Piper’s World: Downfall Before Us – Economy

Economists should never make the mistake of thinking of themselves as scientists. Physics has laws like: “In a vacuum, light propagates at a speed of 299,792 kilometers per second.” There is nothing comparable in economics. It is true that one can postulate: “When the price rises, the demand falls.” In many cases this will be true, but it doesn’t have to be. For example, there are people who buy when goods become more expensive. Maybe because they expect everything to cost a lot more in the future. Or because they believe that the higher price is a sign of quality. Economic laws are actually plausible claims that need to be tested over and over again. “Laws” of economic development are particularly nonsensical. For example when the successors of Karl Marx claim that capitalism will soon be replaced by socialism, which is why we are currently living in “late capitalism”. The Marxists have been waiting for this socialism since the publication of the Communist Manifesto, and that was in 1848.

Economics does not know any laws like physics, but there is a law in physics that has fundamental economic significance, although in practice hardly anyone associates it with economics. We are talking about the second law of thermodynamics. It says, somewhat simplified: The disorder in the universe is constantly increasing. Order is, for example, concentrated energy. If someone heats their apartment, for example with natural gas, this energy is in the warm rooms. It is still there, but you can no longer use it to cook a plate of soup, for example, it can no longer be used – the disorder has increased. Resources are irrevocably lost.

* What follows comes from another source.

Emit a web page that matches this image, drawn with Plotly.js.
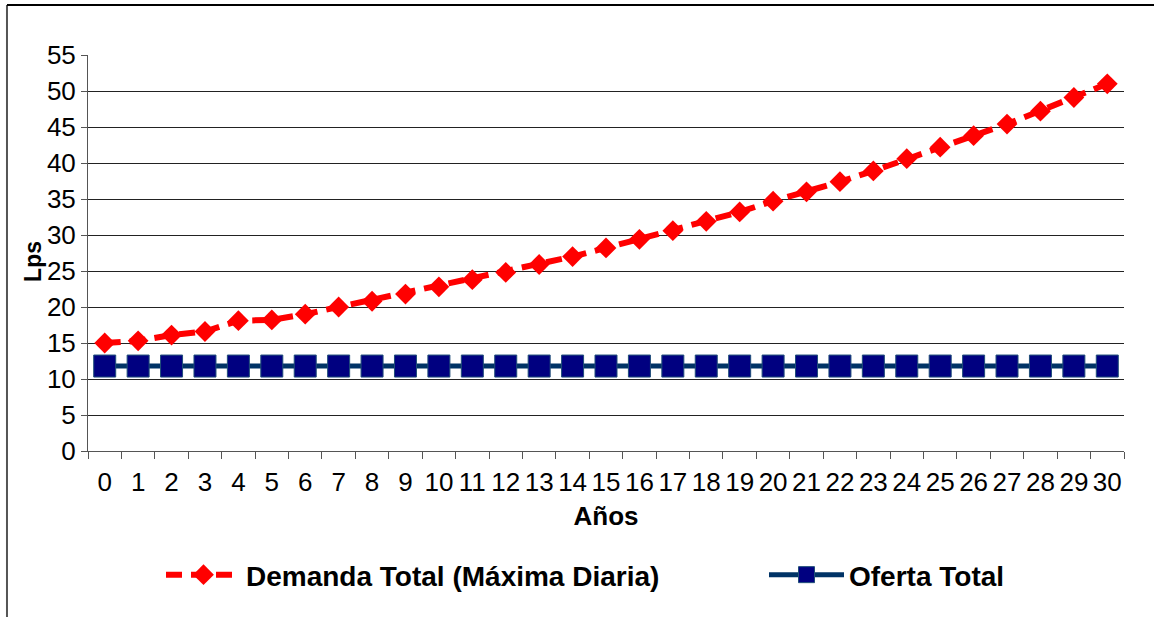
<!DOCTYPE html>
<html>
<head>
<meta charset="utf-8">
<script src="https://cdn.plot.ly/plotly-3.0.1.min.js"></script>
<style>
  html, body { margin: 0; padding: 0; background: #fff; }
  #chart { width: 1154px; height: 617px; }
</style>
</head>
<body>
<div id="chart"></div>
<script>
const years = ["0","1","2","3","4","5","6","7","8","9","10","11","12","13","14","15",
               "16","17","18","19","20","21","22","23","24","25","26","27","28","29","30"];
const demanda = [15.0, 15.3, 16.1, 16.6, 18.1, 18.2, 19.0, 20.0, 20.8, 21.8, 22.8, 23.8,
                 24.8, 25.9, 27.0, 28.2, 29.4, 30.6, 31.9, 33.2, 34.7, 36.0, 37.4, 38.9,
                 40.6, 42.2, 43.8, 45.4, 47.2, 49.1, 51.0];
const oferta = [11.8, 11.8, 11.8, 11.8, 11.8, 11.8, 11.8, 11.8, 11.8, 11.8, 11.8, 11.8,
                11.8, 11.8, 11.8, 11.8, 11.8, 11.8, 11.8, 11.8, 11.8, 11.8, 11.8, 11.8,
                11.8, 11.8, 11.8, 11.8, 11.8, 11.8, 11.8];
const yTicks = [0, 5, 10, 15, 20, 25, 30, 35, 40, 45, 50, 55];
const seriesNames = ["Demanda Total (Máxima Diaria)", "Oferta Total"];

const FONT = "Liberation Sans, Arial, sans-serif";

const traces = [
  {
    x: years, y: demanda, name: seriesNames[0], type: "scatter", mode: "lines+markers",
    line: { color: "#FF0000", width: 6, dash: "16px,9px" },
    marker: { symbol: "diamond", size: 16, color: "#FF0000" },
    legend: "legend",
    hoverinfo: "skip"
  },
  {
    x: years, y: oferta, name: seriesNames[1], type: "scatter", mode: "lines+markers",
    line: { color: "#003366", width: 5 },
    marker: { symbol: "square", size: 22, color: "#000080", line: { color: "#1F4E79", width: 1 } },
    legend: "legend2",
    hoverinfo: "skip"
  }
];

const legendFont = { family: FONT, size: 28, color: "#000", weight: "bold" };

const layout = {
  width: 1154, height: 617,
  margin: { l: 88, r: 30, t: 55, b: 166 },
  paper_bgcolor: "#ffffff", plot_bgcolor: "#ffffff",
  font: { family: FONT, size: 26, color: "#000" },
  showlegend: true,
  xaxis: {
    type: "category",
    range: [-0.5, 30.5],
    tickmode: "array", tickvals: years, ticktext: years,
    tickson: "boundaries",
    ticks: "outside", ticklen: 7, tickcolor: "#555", tickwidth: 1,
    ticklabelstandoff: 8,
    showline: true, linecolor: "#555", linewidth: 1,
    showgrid: false, zeroline: false,
    tickangle: 0,
    tickfont: { family: FONT, size: 26, color: "#000" },
    title: { text: "<b>Años</b>", font: { family: FONT, size: 26, color: "#000" }, standoff: 10 },
    fixedrange: true
  },
  yaxis: {
    range: [0, 55],
    tickvals: yTicks,
    ticks: "outside", ticklen: 6, tickcolor: "#555", tickwidth: 1,
    showline: true, linecolor: "#555", linewidth: 1,
    showgrid: true, gridcolor: "#222", gridwidth: 1,
    zeroline: false,
    tickfont: { family: FONT, size: 26, color: "#000" },
    fixedrange: true
  },
  legend: {
    orientation: "h",
    x: (161 - 88) / 1036, xanchor: "left",
    y: -0.313, yanchor: "middle",
    font: legendFont,
    itemwidth: 75,
    bgcolor: "rgba(0,0,0,0)"
  },
  legend2: {
    orientation: "h",
    x: (764 - 88) / 1036, xanchor: "left",
    y: -0.313, yanchor: "middle",
    font: legendFont,
    itemwidth: 75,
    bgcolor: "rgba(0,0,0,0)"
  },
  annotations: [
    {
      text: "<b>Lps</b>", xref: "paper", yref: "paper",
      x: -0.0531, y: 0.48, textangle: -90, showarrow: false,
      font: { family: FONT, size: 23, color: "#000" },
      xanchor: "center", yanchor: "middle"
    }
  ],
  shapes: [
    { type: "line", xref: "paper", yref: "paper", x0: -0.0782, x1: -0.0782, y0: -0.42, y1: 1.1263,
      line: { color: "#555", width: 2 } },
    { type: "line", xref: "paper", yref: "paper", x0: -0.0782, x1: 1.03, y0: 1.1263, y1: 1.1263,
      line: { color: "#000", width: 2 } }
  ]
};

Plotly.newPlot("chart", traces, layout, { staticPlot: true, displayModeBar: false });
</script>
</body>
</html>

A wise economy is economical with natural resources

In the near future there will be many opportunities to deal with this law. January 2nd marks the 200th birthday of the physicist Rudolf Clausius. It was he who discovered the second law of thermodynamics. He was born in 1822 in Köslin, Pomerania (today in Poland), and died in Bonn in 1888. The university there is therefore dedicating a lecture series to him in the winter semester that has just started. Significantly, however, it deals exclusively with questions of physics, chemistry and meteorology, but not economics.

Clausius had invented his own term for the increasing disorder he described: entropy, a combination of the ancient Greek words “en“(within) and”tropics“(Turning point). The choice of words was probably not particularly clever, because the mysterious-sounding term makes it difficult for many to access the topic. Clausius himself was already aware that the law of entropy has something to do with economics.” The following centuries, “he wrote 1885, would have the task of not wastefully introducing a wise economy in the consumption of what is available to us in the form of sources of power in nature, and especially what we find in the ground as the legacy of earlier epochs and what cannot be replaced by anything squander “.

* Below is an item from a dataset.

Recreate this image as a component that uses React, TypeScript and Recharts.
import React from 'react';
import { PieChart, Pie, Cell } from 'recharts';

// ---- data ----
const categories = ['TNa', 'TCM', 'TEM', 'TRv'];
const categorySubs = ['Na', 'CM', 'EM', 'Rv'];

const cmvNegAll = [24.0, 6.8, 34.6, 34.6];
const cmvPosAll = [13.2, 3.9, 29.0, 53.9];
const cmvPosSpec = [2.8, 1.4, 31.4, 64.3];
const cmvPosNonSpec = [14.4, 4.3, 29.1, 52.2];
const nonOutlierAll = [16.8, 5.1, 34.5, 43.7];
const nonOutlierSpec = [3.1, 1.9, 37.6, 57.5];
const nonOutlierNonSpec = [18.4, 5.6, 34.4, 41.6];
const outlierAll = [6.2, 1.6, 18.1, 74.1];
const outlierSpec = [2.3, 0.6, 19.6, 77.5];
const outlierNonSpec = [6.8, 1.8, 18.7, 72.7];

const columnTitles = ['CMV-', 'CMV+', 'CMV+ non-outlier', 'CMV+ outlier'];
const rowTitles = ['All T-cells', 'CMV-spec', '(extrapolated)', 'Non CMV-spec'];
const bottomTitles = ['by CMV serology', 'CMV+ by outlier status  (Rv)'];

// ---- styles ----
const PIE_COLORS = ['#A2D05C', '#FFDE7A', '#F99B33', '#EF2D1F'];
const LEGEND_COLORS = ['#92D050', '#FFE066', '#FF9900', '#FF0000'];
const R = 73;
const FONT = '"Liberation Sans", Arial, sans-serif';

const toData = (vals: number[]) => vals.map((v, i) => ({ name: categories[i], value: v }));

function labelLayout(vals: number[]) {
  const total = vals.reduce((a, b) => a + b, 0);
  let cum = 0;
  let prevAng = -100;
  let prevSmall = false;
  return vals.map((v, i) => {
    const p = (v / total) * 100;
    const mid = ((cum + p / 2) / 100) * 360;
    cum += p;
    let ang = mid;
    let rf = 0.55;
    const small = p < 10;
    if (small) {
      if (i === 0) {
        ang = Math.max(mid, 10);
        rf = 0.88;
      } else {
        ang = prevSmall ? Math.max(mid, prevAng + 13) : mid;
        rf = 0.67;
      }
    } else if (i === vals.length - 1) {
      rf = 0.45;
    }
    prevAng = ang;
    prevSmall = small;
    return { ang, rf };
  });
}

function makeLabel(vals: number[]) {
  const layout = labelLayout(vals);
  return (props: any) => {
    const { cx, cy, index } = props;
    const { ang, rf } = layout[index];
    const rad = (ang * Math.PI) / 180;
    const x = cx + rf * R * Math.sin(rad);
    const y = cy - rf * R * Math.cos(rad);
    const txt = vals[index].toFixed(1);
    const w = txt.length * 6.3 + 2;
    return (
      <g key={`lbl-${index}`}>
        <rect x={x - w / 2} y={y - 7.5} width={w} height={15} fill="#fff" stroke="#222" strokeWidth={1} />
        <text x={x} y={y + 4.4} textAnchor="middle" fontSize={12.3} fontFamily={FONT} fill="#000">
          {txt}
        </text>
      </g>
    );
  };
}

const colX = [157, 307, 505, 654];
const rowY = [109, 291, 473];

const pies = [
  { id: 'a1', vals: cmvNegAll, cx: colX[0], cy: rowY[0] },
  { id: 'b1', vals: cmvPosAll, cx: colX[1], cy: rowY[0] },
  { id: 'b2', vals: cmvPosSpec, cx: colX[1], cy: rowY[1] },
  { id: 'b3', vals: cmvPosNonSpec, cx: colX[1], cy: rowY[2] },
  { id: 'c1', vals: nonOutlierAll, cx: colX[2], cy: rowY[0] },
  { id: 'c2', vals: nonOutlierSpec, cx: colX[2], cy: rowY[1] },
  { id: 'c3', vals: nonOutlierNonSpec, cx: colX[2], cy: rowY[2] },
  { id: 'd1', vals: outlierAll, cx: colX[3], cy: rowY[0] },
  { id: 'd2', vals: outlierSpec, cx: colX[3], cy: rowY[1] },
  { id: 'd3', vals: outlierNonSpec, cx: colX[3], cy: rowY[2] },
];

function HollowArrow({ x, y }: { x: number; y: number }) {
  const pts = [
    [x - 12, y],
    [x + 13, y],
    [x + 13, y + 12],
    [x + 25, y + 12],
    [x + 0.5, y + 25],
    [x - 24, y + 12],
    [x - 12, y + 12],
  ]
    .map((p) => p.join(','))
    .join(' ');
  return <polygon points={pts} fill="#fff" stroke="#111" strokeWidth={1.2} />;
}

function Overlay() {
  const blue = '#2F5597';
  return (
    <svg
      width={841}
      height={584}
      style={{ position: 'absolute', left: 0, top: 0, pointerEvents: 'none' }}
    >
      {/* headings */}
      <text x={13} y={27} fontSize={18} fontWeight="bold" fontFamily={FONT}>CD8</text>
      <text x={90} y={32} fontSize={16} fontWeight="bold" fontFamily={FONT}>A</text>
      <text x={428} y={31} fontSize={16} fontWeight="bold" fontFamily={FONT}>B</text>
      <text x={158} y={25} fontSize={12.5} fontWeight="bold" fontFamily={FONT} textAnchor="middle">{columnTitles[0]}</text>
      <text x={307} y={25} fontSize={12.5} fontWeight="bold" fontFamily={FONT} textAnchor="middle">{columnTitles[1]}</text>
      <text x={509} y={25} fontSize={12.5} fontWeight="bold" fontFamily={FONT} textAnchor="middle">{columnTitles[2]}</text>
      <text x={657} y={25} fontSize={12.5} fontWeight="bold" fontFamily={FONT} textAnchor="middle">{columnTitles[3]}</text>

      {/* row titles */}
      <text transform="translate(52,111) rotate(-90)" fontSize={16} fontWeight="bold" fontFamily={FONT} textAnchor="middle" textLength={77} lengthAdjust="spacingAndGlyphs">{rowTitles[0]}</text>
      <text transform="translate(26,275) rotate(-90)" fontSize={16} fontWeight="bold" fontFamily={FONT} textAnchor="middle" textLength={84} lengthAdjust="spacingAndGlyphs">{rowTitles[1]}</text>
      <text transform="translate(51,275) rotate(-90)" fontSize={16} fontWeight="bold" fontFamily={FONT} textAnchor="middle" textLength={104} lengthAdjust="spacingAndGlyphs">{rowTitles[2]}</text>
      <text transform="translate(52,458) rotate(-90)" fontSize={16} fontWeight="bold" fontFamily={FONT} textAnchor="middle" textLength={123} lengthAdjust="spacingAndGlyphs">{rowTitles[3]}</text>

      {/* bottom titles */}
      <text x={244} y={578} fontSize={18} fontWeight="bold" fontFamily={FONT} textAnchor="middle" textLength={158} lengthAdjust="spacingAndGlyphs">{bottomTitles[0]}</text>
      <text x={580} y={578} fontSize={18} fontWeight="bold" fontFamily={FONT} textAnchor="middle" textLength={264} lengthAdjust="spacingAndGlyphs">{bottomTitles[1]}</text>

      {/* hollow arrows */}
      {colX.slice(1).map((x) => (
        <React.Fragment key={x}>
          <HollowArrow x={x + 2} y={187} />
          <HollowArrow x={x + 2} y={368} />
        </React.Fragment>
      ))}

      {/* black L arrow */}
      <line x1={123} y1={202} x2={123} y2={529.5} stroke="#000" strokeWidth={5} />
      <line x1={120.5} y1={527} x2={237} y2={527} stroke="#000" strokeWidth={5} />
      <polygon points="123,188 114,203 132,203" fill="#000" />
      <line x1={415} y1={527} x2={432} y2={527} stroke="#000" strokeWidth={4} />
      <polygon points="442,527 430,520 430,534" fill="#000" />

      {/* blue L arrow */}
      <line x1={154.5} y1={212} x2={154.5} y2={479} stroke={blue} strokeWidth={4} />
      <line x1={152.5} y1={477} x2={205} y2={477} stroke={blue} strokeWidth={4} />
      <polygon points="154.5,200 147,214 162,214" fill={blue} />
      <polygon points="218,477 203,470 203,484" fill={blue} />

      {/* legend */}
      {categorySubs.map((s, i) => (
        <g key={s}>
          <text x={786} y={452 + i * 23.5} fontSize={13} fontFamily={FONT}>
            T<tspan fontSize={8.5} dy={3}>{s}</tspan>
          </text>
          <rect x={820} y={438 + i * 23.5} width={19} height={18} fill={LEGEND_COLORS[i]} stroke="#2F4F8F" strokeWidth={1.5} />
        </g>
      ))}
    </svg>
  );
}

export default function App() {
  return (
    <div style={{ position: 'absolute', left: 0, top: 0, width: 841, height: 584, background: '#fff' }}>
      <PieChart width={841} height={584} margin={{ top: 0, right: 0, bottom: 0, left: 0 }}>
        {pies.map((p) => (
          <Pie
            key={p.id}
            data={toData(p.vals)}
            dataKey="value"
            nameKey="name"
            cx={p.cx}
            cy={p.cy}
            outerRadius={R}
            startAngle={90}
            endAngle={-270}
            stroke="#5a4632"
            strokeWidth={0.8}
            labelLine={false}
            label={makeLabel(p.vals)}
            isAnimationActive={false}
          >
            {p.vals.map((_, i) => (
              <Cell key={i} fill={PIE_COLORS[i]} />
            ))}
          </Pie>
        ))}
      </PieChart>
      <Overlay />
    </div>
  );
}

In order to survive and operate, people need a constant influx of new energy or, in Clausius’ terminology, low entropy. Actually no problem, because there is the sun. It provides warmth, grows grain, wood and everything else that is necessary for survival. The problem is that since industrialization, people have been consuming the low-entropy treasures stored in the earth’s crust: coal, crude oil, natural gas, mineral fertilizers and other raw materials. Without this consumption of substances, almost eight billion people would not be able to live on earth, let alone finance the prosperity that part of humanity enjoys. The conclusion from the entropy law is clear: only an economy that lives exclusively on renewable energy is sustainable.

Make trees out of furniture? Rather difficult!

So far, the law of entropy has hardly played a role in economics, neither with orthodox nor with heterodox scientists. A major exception was the Romanian mathematician and economist Nicholas Georgescu-Roegen (1906-1994), who lived in American exile. As early as the 1970s, he called for a reformulation of economic models. From the point of view of nature, there could be no such thing as an “economic cycle”, because this cycle needs a constant flow of low entropy in order to function. Georgescu-Roegen called the cycle model the “original sin of modern economics”. No economist had yet claimed that furniture could be made into trees again, he scoffed. However, their models suggested this conclusion.

Dealing with the law of entropy in economics can lead to deep pessimism. Georgescu-Roegen wrote: “If we ignore the details, we can say that every baby born today means one less human life in the future. But every Cadillac that is produced at some point also means less life in the future . ” Probably that is precisely why so few concern themselves with entropy and economics, also among environmental and climate protectors. Nobody wants to play the prophet who foretells decline. On the other hand: Couldn’t modern economics gain by knowing about its physical limits? After all, people can change their behavior if they are informed.